Toutefois, a-t-il laissé entendre, ce qui vaut pour 2004, ne vaudra pas
nécessairement pour les prochaines années en ce qui concerne le financement
de la politique de cohésion sociale.

"Je travaille à ce financement", a souligné Jean-Pierre Raffarin, qui a
déclaré être à la recherche de "moyens extra-budgétaires" pour financer
cette politique. Il a ainsi jugé que la taxation mise en place en Allemagne
sur les fonds investis à l’étranger n’était "pas une mauvaise idée".

Le Premier ministre s’est de nouveau dit fermement opposé à toute
privatisation de la Sécurité sociale - "Je ne le souhaite pas. Ni
étatisation, ni privatisation. Je l’empêche !"

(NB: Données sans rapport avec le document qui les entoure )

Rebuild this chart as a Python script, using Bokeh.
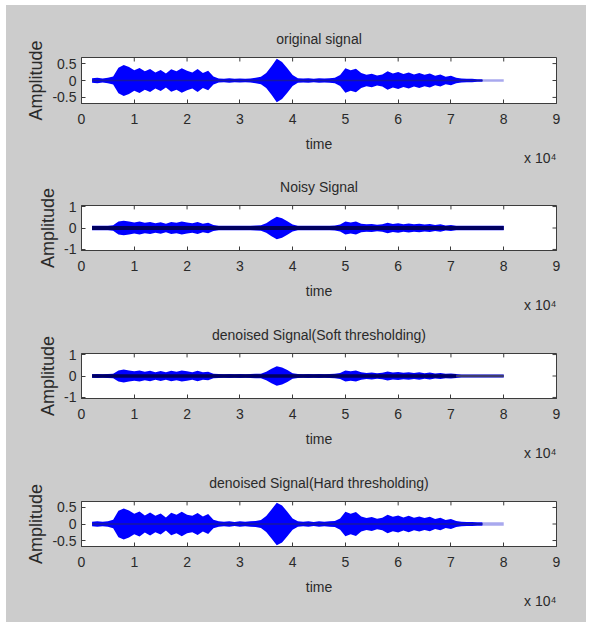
import numpy as np
from bokeh.plotting import figure
from bokeh.layouts import column
from bokeh.models import FixedTicker, Range1d, Title
from bokeh.embed import file_html
from bokeh.resources import INLINE

# ---------------- data ----------------
titles = ["original signal", "Noisy Signal",
          "denoised Signal(Soft thresholding)", "denoised Signal(Hard thresholding)"]
x_label = "time"
y_label = "Amplitude"
x_ticks = [0, 10000, 20000, 30000, 40000, 50000, 60000, 70000, 80000, 90000]
x_tick_labels = ["0", "1", "2", "3", "4", "5", "6", "7", "8", "9"]
x_multiplier = "x 10\u2074"
y_ticks_small = [-0.5, 0, 0.5]
y_tick_labels_small = ["-0.5", "0", "0.5"]
y_ticks_big = [-1, 0, 1]
y_tick_labels_big = ["-1", "0", "1"]
y_limits = [0.68, 1.05, 1.05, 0.68]

sample_times = [2000, 3000, 4000, 5000, 6000, 7000, 8000, 9000, 10000, 11000,
                12000, 13000, 14000, 15000, 16000, 17000, 18000, 19000, 20000, 21000,
                22000, 23000, 24000, 25000, 26000, 27000, 28000, 29000, 30000, 31000,
                32000, 33000, 34000, 35000, 36000, 37000, 38000, 39000, 40000, 41000,
                42000, 43000, 44000, 45000, 46000, 47000, 48000, 49000, 50000, 51000,
                52000, 53000, 54000, 55000, 56000, 57000, 58000, 59000, 60000, 61000,
                62000, 63000, 64000, 65000, 66000, 67000, 68000, 69000, 70000, 71000,
                72000, 73000, 74000, 75000, 76000, 77000, 78000, 79000, 80000]

env_original = [0.07, 0.08, 0.06, 0.08, 0.12,
                0.38, 0.46, 0.40, 0.30, 0.37,
                0.27, 0.34, 0.24, 0.31, 0.21,
                0.33, 0.27, 0.36, 0.29, 0.24,
                0.34, 0.22, 0.29, 0.12, 0.06,
                0.05, 0.07, 0.05, 0.06, 0.05,
                0.06, 0.08, 0.11, 0.22, 0.42,
                0.64, 0.55, 0.36, 0.16, 0.07,
                0.06, 0.07, 0.05, 0.07, 0.06,
                0.07, 0.08, 0.16, 0.36, 0.30,
                0.35, 0.22, 0.17, 0.20, 0.15,
                0.18, 0.27, 0.21, 0.25, 0.19,
                0.24, 0.18, 0.22, 0.17, 0.21,
                0.14, 0.18, 0.11, 0.14, 0.08,
                0.06, 0.05, 0.05, 0.04, 0.04,
                0.04, 0.04, 0.04, 0.04]

env_noisy = [0.10, 0.11, 0.10, 0.11, 0.13,
             0.30, 0.34, 0.30, 0.26, 0.30,
             0.24, 0.28, 0.22, 0.27, 0.20,
             0.28, 0.24, 0.30, 0.26, 0.22,
             0.28, 0.20, 0.24, 0.14, 0.11,
             0.10, 0.11, 0.10, 0.11, 0.10,
             0.11, 0.12, 0.13, 0.22, 0.38,
             0.52, 0.46, 0.32, 0.16, 0.11,
             0.10, 0.11, 0.10, 0.11, 0.10,
             0.11, 0.12, 0.16, 0.30, 0.26,
             0.30, 0.20, 0.17, 0.19, 0.15,
             0.17, 0.24, 0.19, 0.22, 0.18,
             0.21, 0.17, 0.20, 0.16, 0.19,
             0.14, 0.17, 0.12, 0.14, 0.11,
             0.10, 0.10, 0.10, 0.10, 0.10,
             0.10, 0.10, 0.10, 0.10]

env_soft = [0.08, 0.09, 0.08, 0.09, 0.11,
            0.26, 0.30, 0.26, 0.22, 0.26,
            0.20, 0.24, 0.18, 0.23, 0.17,
            0.24, 0.20, 0.26, 0.22, 0.18,
            0.24, 0.17, 0.20, 0.11, 0.09,
            0.08, 0.09, 0.08, 0.09, 0.08,
            0.09, 0.10, 0.11, 0.20, 0.34,
            0.46, 0.40, 0.28, 0.13, 0.09,
            0.08, 0.09, 0.08, 0.09, 0.08,
            0.09, 0.10, 0.14, 0.26, 0.22,
            0.26, 0.17, 0.14, 0.16, 0.13,
            0.15, 0.21, 0.16, 0.19, 0.15,
            0.18, 0.14, 0.17, 0.13, 0.16,
            0.12, 0.14, 0.10, 0.12, 0.09,
            0.07, 0.07, 0.07, 0.07, 0.07,
            0.07, 0.07, 0.07, 0.07]

env_hard = [0.07, 0.08, 0.07, 0.08, 0.13,
            0.40, 0.47, 0.41, 0.31, 0.38,
            0.26, 0.35, 0.25, 0.32, 0.20,
            0.34, 0.28, 0.37, 0.28, 0.25,
            0.33, 0.23, 0.30, 0.13, 0.08,
            0.07, 0.08, 0.06, 0.08, 0.07,
            0.08, 0.09, 0.12, 0.24, 0.44,
            0.64, 0.56, 0.37, 0.17, 0.08,
            0.07, 0.08, 0.06, 0.08, 0.07,
            0.08, 0.09, 0.17, 0.37, 0.31,
            0.36, 0.23, 0.18, 0.21, 0.16,
            0.19, 0.28, 0.22, 0.26, 0.20,
            0.25, 0.19, 0.23, 0.18, 0.22,
            0.15, 0.19, 0.12, 0.15, 0.09,
            0.07, 0.06, 0.06, 0.05, 0.05,
            0.05, 0.05, 0.05, 0.05]

fade_start = 76000      # faint tail of original / hard-thresholded signal
core_fade_soft = 71000  # grey core of soft-thresholded signal

# ---------------- style ----------------
GRAY = "#cccccc"
BLUE = "#0000ff"
FAINT = "#a8a8ee"
TEXT = "#2a2a2a"
FRAME = "#3c3c3c"
FONT = "Liberation Sans"

FIG_W = 580
FRAME_L = 75
FRAME_W = 475
FRAME_H = 46
fig_heights = [161, 148, 148, 160]
top_borders = [52, 38, 38, 38]
TICK_PX = 4

t = np.array(sample_times, dtype=float)


def style_axis(ax, ticks, labels):
    ax.ticker = FixedTicker(ticks=ticks)
    ax.major_label_overrides = {tk: lb for tk, lb in zip(ticks, labels)}
    ax.minor_tick_line_color = None
    ax.major_tick_in = TICK_PX
    ax.major_tick_out = 0
    ax.major_tick_line_color = FRAME
    ax.axis_line_color = FRAME
    ax.major_label_text_color = TEXT
    ax.major_label_text_font = FONT
    ax.major_label_text_font_size = "14px"


def make_panel(i, env, core_color, core_width, fade=None, core_fade=None):
    lim = y_limits[i]
    h = fig_heights[i]
    p = figure(width=FIG_W, height=h,
               x_range=Range1d(0, 90000), y_range=Range1d(-lim, lim),
               output_backend="svg", toolbar_location=None,
               min_border_left=FRAME_L, min_border_right=FIG_W - FRAME_L - FRAME_W,
               min_border_top=top_borders[i],
               min_border_bottom=h - top_borders[i] - FRAME_H,
               background_fill_color="white", border_fill_color=GRAY,
               outline_line_color=FRAME, outline_line_width=1)
    p.xgrid.visible = False
    p.ygrid.visible = False

    if lim < 1:
        yt, yl = y_ticks_small, y_tick_labels_small
    else:
        yt, yl = y_ticks_big, y_tick_labels_big

    style_axis(p.xaxis[0], x_ticks, x_tick_labels)
    style_axis(p.yaxis[0], yt, yl)
    p.xaxis[0].major_label_standoff = 10
    p.yaxis[0].major_label_standoff = 5
    p.xaxis[0].axis_label = x_label
    p.yaxis[0].axis_label = y_label
    p.xaxis[0].axis_label_text_font = FONT
    p.xaxis[0].axis_label_text_font_size = "14px"
    p.xaxis[0].axis_label_text_font_style = "normal"
    p.xaxis[0].axis_label_text_color = TEXT
    p.xaxis[0].axis_label_standoff = 9
    p.yaxis[0].axis_label_text_font = FONT
    p.yaxis[0].axis_label_text_font_size = "18px"
    p.yaxis[0].axis_label_text_font_style = "normal"
    p.yaxis[0].axis_label_text_color = TEXT
    p.yaxis[0].axis_label_standoff = 3

    p.title.text = titles[i]
    p.title.align = "center"
    p.title.text_font = FONT
    p.title.text_font_size = "14px"
    p.title.text_font_style = "normal"
    p.title.text_color = TEXT
    p.title.standoff = 21

    # "x 10^4" multiplier below the right end of the x axis, tucked up beside "time"
    p.add_layout(Title(text=x_multiplier, align="right", vertical_align="top",
                       text_font=FONT, text_font_size="14px", text_color=TEXT,
                       text_font_style="normal", standoff=-10), "below")

    upp_y = 2 * lim / FRAME_H
    upp_x = 90000 / FRAME_W
    # inward ticks on the top and right edges of the box (MATLAB style)
    yt_arr = np.array(yt, dtype=float)
    xt_arr = np.array(x_ticks, dtype=float)
    p.segment(x0=xt_arr, y0=np.full_like(xt_arr, lim), x1=xt_arr,
              y1=np.full_like(xt_arr, lim - TICK_PX * upp_y), line_color=FRAME, line_width=1)
    p.segment(x0=np.full_like(yt_arr, 90000), y0=yt_arr,
              x1=np.full_like(yt_arr, 90000 - TICK_PX * upp_x), y1=yt_arr,
              line_color=FRAME, line_width=1)

    e = np.array(env, dtype=float)
    if fade is None:
        p.varea(x=t, y1=-e, y2=e, fill_color=BLUE)
    else:
        m = t <= fade
        n = t >= fade
        p.varea(x=t[m], y1=-e[m], y2=e[m], fill_color=BLUE)
        p.varea(x=t[n], y1=-e[n], y2=e[n], fill_color=FAINT)

    zeros = np.zeros_like(t)
    if core_fade is None:
        lim_core = fade if fade is not None else t.max()
        m = t <= lim_core
        p.line(t[m], zeros[m], line_color=core_color, line_width=core_width)
    else:
        m = t <= core_fade
        n = t >= core_fade
        p.line(t[m], zeros[m], line_color=core_color, line_width=core_width)
        p.line(t[n], zeros[n], line_color="#3c3c6c", line_width=core_width - 1)
    return p


p1 = make_panel(0, env_original, "#1818a0", 1.5, fade=fade_start)
p2 = make_panel(1, env_noisy, "#000060", 4)
p3 = make_panel(2, env_soft, "#000060", 3.5, core_fade=core_fade_soft)
p4 = make_panel(3, env_hard, "#1818a0", 1.5, fade=fade_start)

layout = column(p1, p2, p3, p4, spacing=0, background=GRAY, margin=(5, 0, 0, 6))
open("out.html", "w").write(file_html(layout, INLINE))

Il a fixé à six milliards d’euros les économies à faire "dans trois ans"
dans le système de santé mais il a dit qu’il n’était favorable ni à un
"impôt nouveau", ni à l’instauration d’une "TVA sociale", ni à une
cotisation sur la valeur ajoutée des entreprises pour financer la "Sécu".

Il a été plus ambigu sur l’éventualité d’une hausse de la contribution
sociale généralisée (CSG), affirmant seulement qu’il n’était pas favorable à
ce qu’une telle augmentation soit envisagée "comme un préalable"

Dans le sillage de Nicolas Sarkozy, il a prôné, après avoir longtemps hésité
malgré les pressions de sa majorité, une réouverture du dossier de la
semaine des 35 heures - "une mauvaise loi" selon lui - et a invité les
partenaires sociaux à inscrire ce débat dans le cadre de leurs négociations.

RAFFARIN VOIT AU-DELA DES EUROPEENNES

Il a limité la portée du rétablissement des droits des chômeurs de longue
durée privés d’indemnisation par une nouvelle convention de
l’assurance-chômage.

"La réforme de l’Unedic est bonne (...) Mais nous mettons de l’humanité où
il y avait de la brutalité", a-t-il dit. "Ceux qui croyaient de bonne foi
qu’ils avaient le droit à 30 mois alors qu’on leur a changé la règle du jeu
(...) nous allons faire en sorte qu’ils aient les moyens d’avoir leur 30
mois. Ce qui ne veut pas dire que nous changeons la réforme : la réforme
pour tous les autres restera la même."

Il a en revanche confirmé une hausse du smic de 5% au 1er juillet et annoncé
que les fonctionnaires qui ont commencé à travailler à 14, 15 ou 16 ans
pourront prendre leur retraite à 60 ans, comme dans le secteur privé - cette
réforme devra être "bouclée" avant la fin du mois de juin, a-t-il dit.

Jean-Pierre Raffarin a prôné la poursuite du dialogue avec les intermittents
du spectacle sur un aménagement de la réforme de leur assurance-chômage mais
les a mis en garde contre tout débordement à une semaine de l’ouverture du
festival de Cannes.

"Je ne souhaite pas que l’on prenne en otage quelque festival que ce soit.
Nous sommes une démocratie sociale responsable. Que les partenaires se
mettent autour de la table. On n’est pas une démocratie du chantage", a-t-il
déclaré.

Deux jours après la spectaculaire conférence de presse de son ministre de
l’Economie, il a tenu à mettre les choses au point : Nicolas Sarkozy "a du
talent" pour expliquer la politique gouvernementale aux Français ; mais "il
n’y a pas la politique de Nicolas Sarkozy et la politique de Jean-Pierre
Raffarin ; c’est la même."

Il a de nouveau assuré avoir "entendu" les Français et discuté avec le
président Jacques Chirac d’"un certain nombre de changements" à apporter à
l’action gouvernementale - "plus de dynamisme mais (...) des réformes moins
brutales".

"Nous avons remis en cause un certain nombre de nos comportements ; il n’y a
pas écrit entêté ici ; je ne fais pas des réformes coûte que coûte", a-t-il
souligné.

Jean-Pierre Raffarin a refusé de subordonner son avenir politique aux
élections européennes du 13 juin, qui semblent s’annoncer aussi difficiles
pour la droite que les régionales.

"Pour moi ce qui compte ce sont mes échéances de réforme", a-t-il déclaré.
"Nous écouterons ce que les Français disent mais je n’en fais pas pour moi
l’échéance de mon action."

"Je souhaite vraiment que les Français s’intéressent à ces élections (...)
mais là ce ne sont pas des élections qui jugent la politique nationale mais
un projet européen", a-t-il ajouté. "L’action du gouvernement a un horizon
qui est plus long. Je suis à la tête d’une majorité qui est élue pour cinq
ans et donc qui mène un travail qui est un travail pour cinq ans."